Check each line of the listing, and copy it if it contains the word "this".

Figure scripts
_ _ _ _ _

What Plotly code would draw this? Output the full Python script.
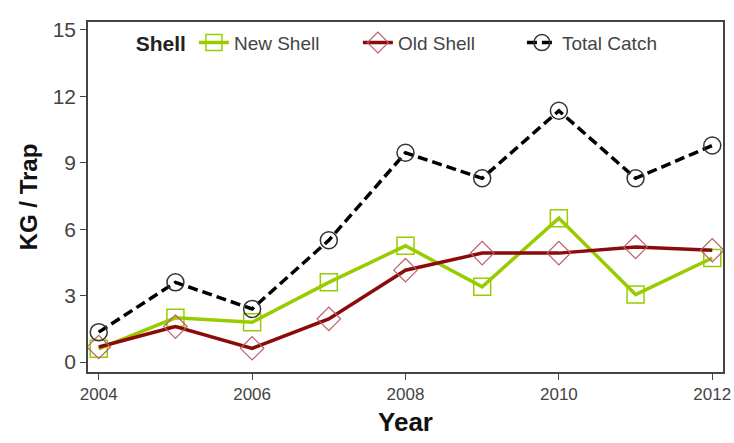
import plotly.graph_objects as go

# Catch per trap by shell condition
years = [2004, 2005, 2006, 2007, 2008, 2009, 2010, 2011, 2012]
new_shell = [0.6, 2.0, 1.8, 3.6, 5.25, 3.4, 6.5, 3.05, 4.7]
old_shell = [0.68, 1.6, 0.62, 1.95, 4.15, 4.92, 4.92, 5.2, 5.05]
total_catch = [1.35, 3.6, 2.4, 5.5, 9.45, 8.3, 11.35, 8.3, 9.78]

fig = go.Figure()

fig.add_trace(go.Scatter(x=years, y=new_shell, name='New Shell', mode='lines+markers',
                         line=dict(color='#99CC00', width=3.5),
                         marker=dict(symbol='square-open', size=17, color='#99CC00', line=dict(width=1.5))))
fig.add_trace(go.Scatter(x=years, y=old_shell, name='Old Shell', mode='lines+markers',
                         line=dict(color='#8B0A0A', width=3.5),
                         marker=dict(symbol='diamond-open', size=18, color='#BC5E68', line=dict(width=1.2))))
fig.add_trace(go.Scatter(x=years, y=total_catch, name='Total Catch', mode='lines+markers',
                         line=dict(color='black', width=3.5, dash='10px,5px'),
                         marker=dict(symbol='circle-open', size=17, color='#333333', line=dict(width=1.5))))

fig.update_layout(width=734, height=443, template='plotly_white', font_family='Arial',
                  plot_bgcolor='white', paper_bgcolor='white',
                  margin=dict(l=88, r=11, t=22, b=71, autoexpand=False),
                  legend=dict(orientation='h', x=0.072, y=0.995, xanchor='left', yanchor='top',
                              title=dict(text='<b>Shell</b>', font=dict(size=21, color='#222222')),
                              font=dict(size=19, color='#444444'), bgcolor='rgba(0,0,0,0)',
                              entrywidth=119, tracegroupgap=0))

fig.update_xaxes(range=[2003.86, 2012.14], tickvals=[2004, 2006, 2008, 2010, 2012],
                 showgrid=False, zeroline=False, showline=True, linecolor='#444444', linewidth=1.5, mirror=True,
                 ticks='outside', ticklen=6, tickcolor='#444444', ticklabeloverflow='allow',
                 tickfont=dict(size=17, color='#444444'), automargin=False,
                 title=dict(text='<b>Year</b>', font=dict(size=26, color='#111111'), standoff=10))
fig.update_yaxes(range=[-0.45, 15.36], tickvals=[0, 3, 6, 9, 12, 15],
                 showgrid=False, zeroline=False, showline=True, linecolor='#444444', linewidth=1.5, mirror=True,
                 ticks='outside', ticklen=6, tickcolor='#444444', automargin=False,
                 tickfont=dict(size=21, color='#444444'),
                 title=dict(text='<b>KG / Trap</b>', font=dict(size=24, color='#111111'), standoff=8))

fig.write_html("out.html", config={'displayModeBar': False},
               post_script="document.body.style.margin='0px';")
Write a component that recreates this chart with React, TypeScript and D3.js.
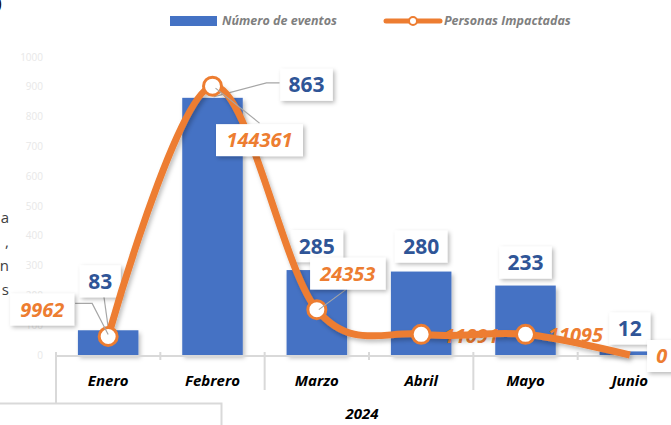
import React from 'react';
import * as d3 from 'd3';

const months = ['Enero', 'Febrero', 'Marzo', 'Abril', 'Mayo', 'Junio'];
const eventos = [83, 863, 285, 280, 233, 12];
const personas = [9962, 144361, 24353, 11091, 11095, 0];
const yTicks = [0, 100, 200, 300, 400, 500, 600, 700, 800, 900, 1000];
const groupLabel = '2024';
const legendLabels = ['Número de eventos', 'Personas Impactadas'];
const sideFragments = ['a', ',', 'n', 's'];

// label layout (offsets relative to the mark)
const barLabelOffsets = [[-8, -49], [94, -13], [0, -24], [0, -25], [0, -23], [0, -23]];
const lineLabelOffsets = [[-66, -27], [47, 54], [31, -36], [50, 1], [50, 0], [32, 1]];
const lineLabelBoxed = [true, true, true, false, false, true];
const barLeaders: (number[][] | null)[] = [[[-5, -39], [0, -3]], [[67, -15], [54, -15], [1, -1]], null, null, null, null];
const lineLeaders: (number[][] | null)[] = [[[-33, -33], [-16, -33], [0, -2]], [[47, 37], [3, 2]], [[29, -20], [2, 0]], null, null, null];

const W = 671, H = 425;
const BLUE = '#4472c4';
const BLUE_TXT = '#2f5597';
const ORANGE = '#ed7d31';
const FONT = '"Open Sans", Roboto, sans-serif';

export default function App() {
  const x = d3.scaleBand<string>().domain(months).range([56, 682]).paddingInner(0.42).paddingOuter(0.21);
  const y = d3.scaleLinear().domain([0, 1000]).range([355, 57]);
  const y2 = d3.scaleLinear().domain([0, 160000]).range([355, 57]);
  const cx = (m: string) => (x(m) as number) + x.bandwidth() / 2;
  const step = x.step();
  const pts: [number, number][] = months.map((m, i) => [cx(m), y2(personas[i])]);
  const line = d3.line().curve(d3.curveCardinal.tension(0))(pts) as string;
  const boxW = (s: string) => s.length * 11.5 + 18;
  const boundaries = d3.range(0, months.length).map((i) => 56 + i * step);

  return (
    <svg width={W} height={H} style={{ position: 'absolute', left: 0, top: 0, background: '#fff' }} fontFamily={FONT}>
      <defs>
        <filter id="sh" x="-30%" y="-30%" width="160%" height="160%">
          <feDropShadow dx="2" dy="2" stdDeviation="2" floodColor="#000" floodOpacity="0.28" />
        </filter>
        <filter id="shl" x="-10%" y="-10%" width="120%" height="120%">
          <feDropShadow dx="2" dy="3" stdDeviation="2" floodColor="#000" floodOpacity="0.25" />
        </filter>
      </defs>

      {/* stray page fragments */}
      <text x={-3} y={9} fontSize={16} fill="#000" fontFamily={FONT}>)</text>
      {sideFragments.map((f, i) => (
        <text key={i} x={9} y={223 + i * 24} fontSize={15} fill="#404040" textAnchor="end">{f}</text>
      ))}
      <path d="M0,403.5H221.5V425" fill="none" stroke="#d9d9d9" strokeWidth={2} />

      {/* y axis tick labels */}
      {yTicks.map((t) => (
        <text key={t} x={43} y={y(t)} dy="0.35em" fontSize={10} fill="#e8e8e8" textAnchor="end">{t}</text>
      ))}

      {/* legend */}
      <rect x={170} y={16} width={47} height={10} fill={BLUE} />
      <text x={222} y={25} fontSize={12.5} fontWeight={700} fontStyle="italic" fill="#7f7f7f">{legendLabels[0]}</text>
      <line x1={386} x2={440} y1={21} y2={21} stroke={ORANGE} strokeWidth={5} strokeLinecap="round" />
      <circle cx={413} cy={21} r={4} fill="#fff" stroke={ORANGE} strokeWidth={2} />
      <text x={444} y={25} fontSize={12.5} fontWeight={700} fontStyle="italic" fill="#7f7f7f">{legendLabels[1]}</text>

      {/* bars */}
      <g filter="url(#shl)">
        {months.map((m, i) => (
          <rect key={m} x={x(m)} y={y(eventos[i])} width={x.bandwidth()} height={y(0) - y(eventos[i])} fill={BLUE} />
        ))}
      </g>

      {/* x axis */}
      <line x1={55} x2={W} y1={356} y2={356} stroke="#d9d9d9" strokeWidth={2} />
      {boundaries.map((bx, i) => (
        <line key={i} x1={bx} x2={bx} y1={352} y2={i === 0 ? 404 : i % 2 === 0 ? 390 : 360} stroke="#d9d9d9" strokeWidth={2} />
      ))}
      {months.map((m) => (
        <text key={m} x={cx(m)} y={386} fontSize={15} fontWeight={700} fontStyle="italic" fill="#000" textAnchor="middle">{m}</text>
      ))}
      <text x={362} y={419} fontSize={15} fontWeight={700} fontStyle="italic" fill="#000" textAnchor="middle">{groupLabel}</text>

      {/* bar label leaders & boxes */}
      {months.map((m, i) => {
        const ld = barLeaders[i];
        if (!ld) return null;
        const bx = cx(m), by = y(eventos[i]);
        return <polyline key={m} points={ld.map((p) => `${bx + p[0]},${by + p[1]}`).join(' ')} fill="none" stroke="#a6a6a6" strokeWidth={1.2} />;
      })}
      {months.map((m, i) => {
        const s = String(eventos[i]);
        const lx = cx(m) + barLabelOffsets[i][0];
        const ly = y(eventos[i]) + barLabelOffsets[i][1];
        const w = boxW(s);
        return (
          <g key={m}>
            <rect x={lx - w / 2} y={ly - 16} width={w} height={32} fill="#fff" filter="url(#sh)" />
            <text x={lx} y={ly} dy="0.36em" fontSize={21} fontWeight={700} fill={BLUE_TXT} textAnchor="middle">{s}</text>
          </g>
        );
      })}

      {/* unboxed line labels (beneath the line) */}
      {months.map((m, i) => {
        if (lineLabelBoxed[i]) return null;
        const [px, py] = pts[i];
        return (
          <text key={m} x={px + lineLabelOffsets[i][0]} y={py + lineLabelOffsets[i][1]} dy="0.36em" fontSize={20} fontWeight={700} fontStyle="italic" fill={ORANGE} textAnchor="middle">{personas[i]}</text>
        );
      })}

      {/* line */}
      <path d={line} fill="none" stroke={ORANGE} strokeWidth={7} filter="url(#shl)" />
      {pts.slice(0, -1).map(([px, py], i) => (
        <circle key={i} cx={px} cy={py} r={9} fill="#fff" stroke={ORANGE} strokeWidth={3} />
      ))}

      {/* line leaders & boxed labels */}
      {months.map((m, i) => {
        const ld = lineLeaders[i];
        if (!ld) return null;
        const [px, py] = pts[i];
        return <polyline key={m} points={ld.map((p) => `${px + p[0]},${py + p[1]}`).join(' ')} fill="none" stroke="#a6a6a6" strokeWidth={1.2} />;
      })}
      {months.map((m, i) => {
        if (!lineLabelBoxed[i]) return null;
        const s = String(personas[i]);
        const [px, py] = pts[i];
        const lx = px + lineLabelOffsets[i][0];
        const ly = py + lineLabelOffsets[i][1];
        const w = boxW(s);
        return (
          <g key={m}>
            <rect x={lx - w / 2} y={ly - 16} width={w} height={32} fill="#fff" filter="url(#sh)" />
            <text x={lx} y={ly} dy="0.36em" fontSize={20} fontWeight={700} fontStyle="italic" fill={ORANGE} textAnchor="middle">{s}</text>
          </g>
        );
      })}
    </svg>
  );
}
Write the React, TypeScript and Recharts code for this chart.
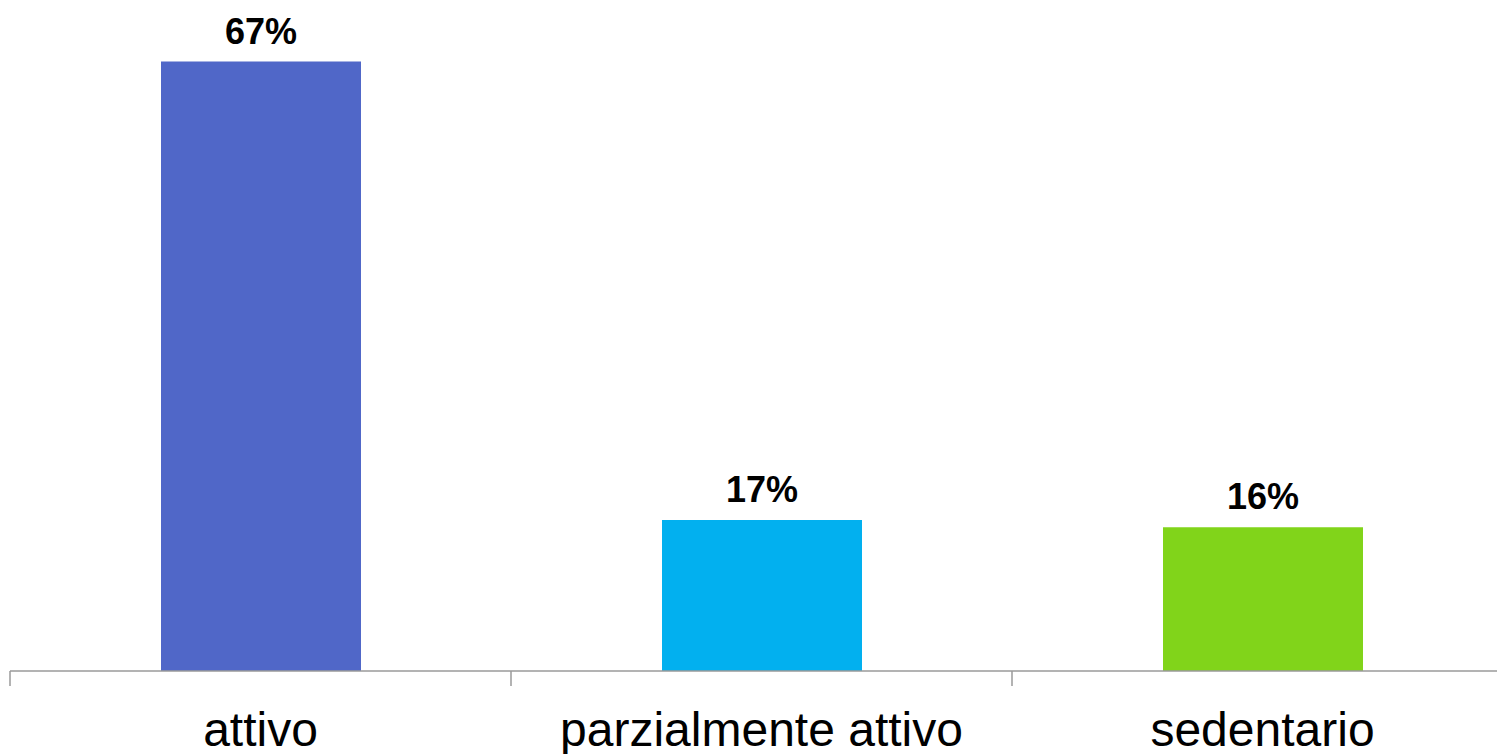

_ _ _ _ _

EXERCISE SOLUTION
What Plotly code would draw this? Output the full Python script.
Write a component that recreates this chart with React, TypeScript and D3.js.
Write the React, TypeScript and Recharts code for this chart.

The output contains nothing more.